His words were like tormenting me the moment I heard them. He left me dazed with a hollow fight with the inner me. That was the story from 6 years back when he entered my space for the very first time and later planned on residing here forever. He meant what he said, he even did when he said he loves me, the thing which didn't make sense was when I reciprocated it saying "I love you too"
My verbals didn't match my feelings on the first go, so was the reason why we didn't compliment each other a way too well like most of those who planned to be in love. Don't blame me, blame on my not so matured mind which wanted to know what being in a relationship meant. Little did I know we were already in a bond where he loved me with everything he had and I just went on feigning it. I assured him that I loved him too but that was where I lacked behind. He came to know what I tried to disguise. He knew I was just on a trial and error method to win my own heart. He knew I was forcing myself to fall for him,
"Do you really love me?" he would ask often.
Being the perfect storyteller I assure him yet again about how I felt about him. He seemed convinced to me but deep down he knew what was the reason I never allowed him to be closer.

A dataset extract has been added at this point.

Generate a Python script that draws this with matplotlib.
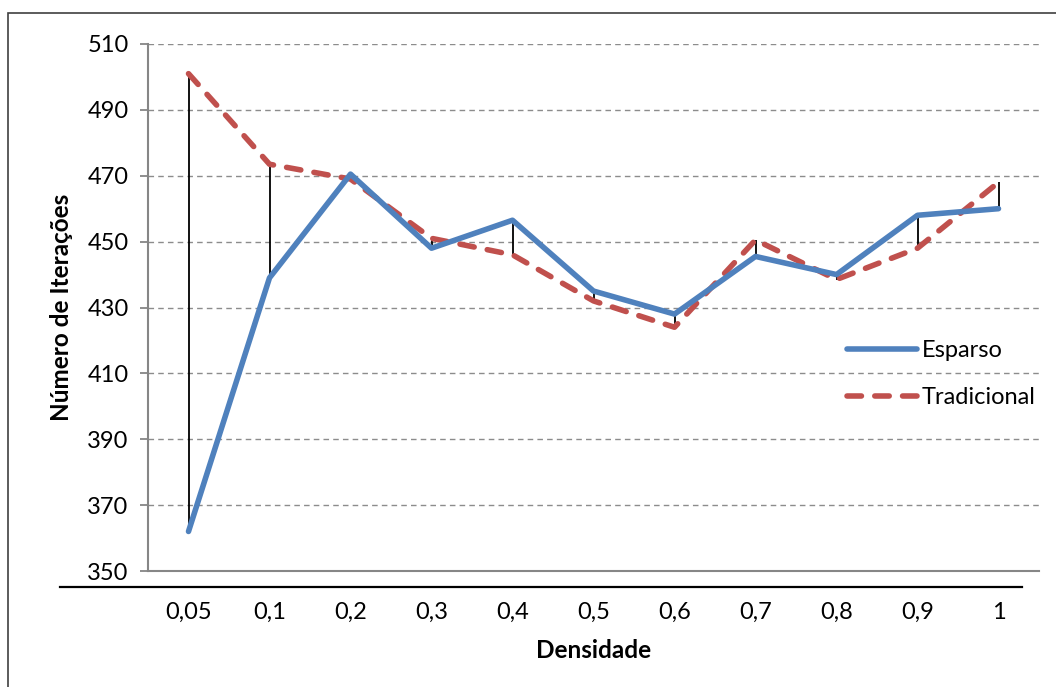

"Let us be together this way forever"
He said that often but it was always me who ended up annoyed at the very thought of faking something all my life. I was in a dilemma. I ended up compromising my feelings, in the long run, this time. I ended up assuring me that there will be surely a time when I will fall for this guy who makes me feel this special. The one who can make me his queen for the entire life. The one who values what I say even if the world turns deaf to my tales. He was the one who tolerated all my nuisance. He was ready to be there through fire and ice and maybe all these finally brought me to a stage when I started feeling what he someday felt alone.
6 years was something long that we spent together. It took time yet it was something to cherish. He is the same even now. I am no longer the same though. I fell for him unknowingly, without expectations. The things that annoyed me started making sense this time. I guess I was able to see my world through his eyes. He was able to make me his completely. I was dazed in love.
Not that it was easy. We faced hurdles on the way. Walked on fire. Made efforts to make us work, and that was how we made out to be together at the end.
However even if I travel back in time I won't erase those harsh memories, because those scars made our bond this beautiful to look at. Their existence make the us we are at present day, even the moon seems amaranthine with those spots, did it ever try to erase them to look flawless? If not why should I try erasing those scars that made us come out this strong that there ain't a space to think of a third person ruining us?